The trend in rising self-pay charges during the first trimester matters, explained Upadhyay, because most abortions occur during the first trimester — approximately 93%, according to a 2021 Morbidity and Mortality Weekly Report study.

Upadhyay and colleagues did not ask clinics to explain the rationale for the increased charges. However, prior studies found that factors have included rent, staff salaries, security, equipment, liability insurance, and restrictions calling for states to meet certain standards in order to operate, she said.

One of the most common restrictions are ambulatory surgical requirements, which mandate that any facility providing abortions must be equipped with a surgical center.

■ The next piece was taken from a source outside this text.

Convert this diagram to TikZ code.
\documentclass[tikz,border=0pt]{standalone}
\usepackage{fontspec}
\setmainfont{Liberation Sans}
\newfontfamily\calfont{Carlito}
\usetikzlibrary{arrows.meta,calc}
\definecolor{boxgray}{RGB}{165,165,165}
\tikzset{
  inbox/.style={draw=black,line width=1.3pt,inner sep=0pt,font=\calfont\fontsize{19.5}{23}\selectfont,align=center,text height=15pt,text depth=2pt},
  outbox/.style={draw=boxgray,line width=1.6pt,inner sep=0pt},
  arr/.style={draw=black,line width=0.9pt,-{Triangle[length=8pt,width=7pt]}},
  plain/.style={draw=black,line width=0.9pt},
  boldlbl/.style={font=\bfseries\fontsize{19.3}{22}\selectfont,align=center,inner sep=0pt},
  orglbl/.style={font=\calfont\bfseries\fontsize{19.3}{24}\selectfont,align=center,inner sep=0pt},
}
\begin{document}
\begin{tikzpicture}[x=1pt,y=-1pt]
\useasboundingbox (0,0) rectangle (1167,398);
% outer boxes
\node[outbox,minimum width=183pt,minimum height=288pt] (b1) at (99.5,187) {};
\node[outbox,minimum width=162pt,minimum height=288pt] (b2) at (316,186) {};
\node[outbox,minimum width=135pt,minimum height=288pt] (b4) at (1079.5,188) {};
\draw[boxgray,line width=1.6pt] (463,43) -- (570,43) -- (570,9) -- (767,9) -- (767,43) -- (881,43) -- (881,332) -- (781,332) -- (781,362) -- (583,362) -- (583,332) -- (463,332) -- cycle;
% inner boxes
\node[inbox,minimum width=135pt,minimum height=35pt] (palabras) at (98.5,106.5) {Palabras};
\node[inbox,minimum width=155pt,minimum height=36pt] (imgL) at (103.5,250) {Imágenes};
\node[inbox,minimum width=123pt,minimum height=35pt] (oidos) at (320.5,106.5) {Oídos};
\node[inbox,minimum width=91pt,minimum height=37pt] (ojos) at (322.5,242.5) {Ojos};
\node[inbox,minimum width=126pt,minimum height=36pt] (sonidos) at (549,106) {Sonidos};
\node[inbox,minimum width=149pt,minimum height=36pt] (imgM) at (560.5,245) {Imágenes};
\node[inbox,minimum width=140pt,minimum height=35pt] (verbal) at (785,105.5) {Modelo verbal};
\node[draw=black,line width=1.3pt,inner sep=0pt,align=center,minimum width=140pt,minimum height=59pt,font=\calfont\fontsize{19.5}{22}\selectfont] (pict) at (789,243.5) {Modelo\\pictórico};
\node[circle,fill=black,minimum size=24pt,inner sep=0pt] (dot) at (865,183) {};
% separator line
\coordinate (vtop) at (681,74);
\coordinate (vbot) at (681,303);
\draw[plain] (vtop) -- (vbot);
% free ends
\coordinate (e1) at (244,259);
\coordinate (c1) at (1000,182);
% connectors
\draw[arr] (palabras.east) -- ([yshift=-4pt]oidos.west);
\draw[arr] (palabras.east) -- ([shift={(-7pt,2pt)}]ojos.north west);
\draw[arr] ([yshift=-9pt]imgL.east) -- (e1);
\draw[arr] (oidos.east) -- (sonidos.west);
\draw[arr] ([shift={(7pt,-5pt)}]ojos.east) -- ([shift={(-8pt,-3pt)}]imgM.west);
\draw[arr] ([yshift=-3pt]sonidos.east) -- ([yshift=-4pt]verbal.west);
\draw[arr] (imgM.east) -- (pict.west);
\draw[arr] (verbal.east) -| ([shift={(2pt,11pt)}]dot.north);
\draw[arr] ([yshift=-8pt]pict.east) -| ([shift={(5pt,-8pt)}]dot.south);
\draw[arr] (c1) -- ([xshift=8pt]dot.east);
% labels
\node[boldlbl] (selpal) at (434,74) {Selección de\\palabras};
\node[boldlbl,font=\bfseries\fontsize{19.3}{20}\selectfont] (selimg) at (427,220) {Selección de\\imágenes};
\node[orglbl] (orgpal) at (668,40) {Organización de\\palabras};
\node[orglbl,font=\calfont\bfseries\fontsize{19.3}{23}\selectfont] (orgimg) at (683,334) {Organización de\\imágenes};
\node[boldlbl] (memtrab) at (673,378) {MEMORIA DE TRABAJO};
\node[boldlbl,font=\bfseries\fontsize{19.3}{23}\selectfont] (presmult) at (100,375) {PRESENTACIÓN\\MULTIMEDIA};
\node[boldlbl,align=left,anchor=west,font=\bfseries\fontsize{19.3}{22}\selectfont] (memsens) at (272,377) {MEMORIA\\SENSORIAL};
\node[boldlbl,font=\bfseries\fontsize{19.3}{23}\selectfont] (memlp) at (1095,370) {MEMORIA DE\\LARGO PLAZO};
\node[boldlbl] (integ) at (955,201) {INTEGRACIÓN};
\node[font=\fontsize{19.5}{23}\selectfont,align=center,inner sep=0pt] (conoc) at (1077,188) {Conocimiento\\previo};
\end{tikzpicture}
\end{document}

Upadhyay co-authored a 2018 JAMA study that showed no difference in complications whether an abortion was done in an ambulatory surgery center or an office-based setting, and “So, that is a requirement that is not based in any evidence but increases facility costs dramatically,” she said.

The percentage of facilities accepting insurance for abortion fell from 89% to 80% during this time. Facilities in Southern states and the Midwest showed the lowest acceptance of insurance, Upadhyay said.

The study concludes that eliminating Hyde restrictions and mandating that both public and private health insurance cover abortion without any copay or deductible would “greatly reduce the financial burden of abortion.”

However, Upadhyay told MedPage Today that as abortion becomes more heavily regulated, patient charges will continue to increase. And if the Supreme Court allows states to impose “gestational bans,” like Mississippi’s prohibition on abortion after 15 weeks, facilities will raise self-pay charges to make up for lower patient volumes.

Study Details

Data were collected using the Advancing New Standards in Reproductive Health’s Abortion Facility Database and were updated each summer from 2017 to 2020.

Researchers tracked each facility’s address, self-pay charge for medication, first trimester or second trimester abortion, and whether they accepted insurance.

Upadhyay and colleagues located 751 to 776 publicly advertised abortion facilities throughout the study period. The largest share of facilities were located in the West and Northeast.

Charges for second-trimester abortions fell from $935 to $895, a drop of 4%, said Upadhyay, but that trend may have been influenced by gaps in the data. Researchers did not track charges for second trimester abortions in 2019, and some “facilities were unable to give a self-pay price,” they wrote.

Upadhyay and her colleagues also saw wide variation in self-pay charges across regions. Median prices for medication abortions and first-trimester procedural abortions were lowest in the South Atlantic and highest in the North Central region.

“Between 2017 and 2020 the Northeast and South saw a decrease in the number of open facilities … whereas the Midwest and West saw an increase,” the study noted.

Researchers did not track how each data point was arrived “and thus we were unable to analyze whether the method affected the results,” the study noted.

Also, some facilities only provided a range of charges rather than “exact charge data” and some shared no charges at all. In addition, because researchers used only the charges listed on facility websites for 2017, 2019, and 2020 “fewer than half of facilities were represented.” Costs of second-trimester abortions also varied widely based on gestational age.

  • Shannon Firth has been reporting on health policy as MedPage Today’s Washington correspondent since 2014. She is also a member of the site’s Enterprise & Investigative Reporting team. Follow

Disclosures

This study was supported by an Advancing New Standards in Reproductive Health Core Grant.

The authors disclosed no conflicts of interest.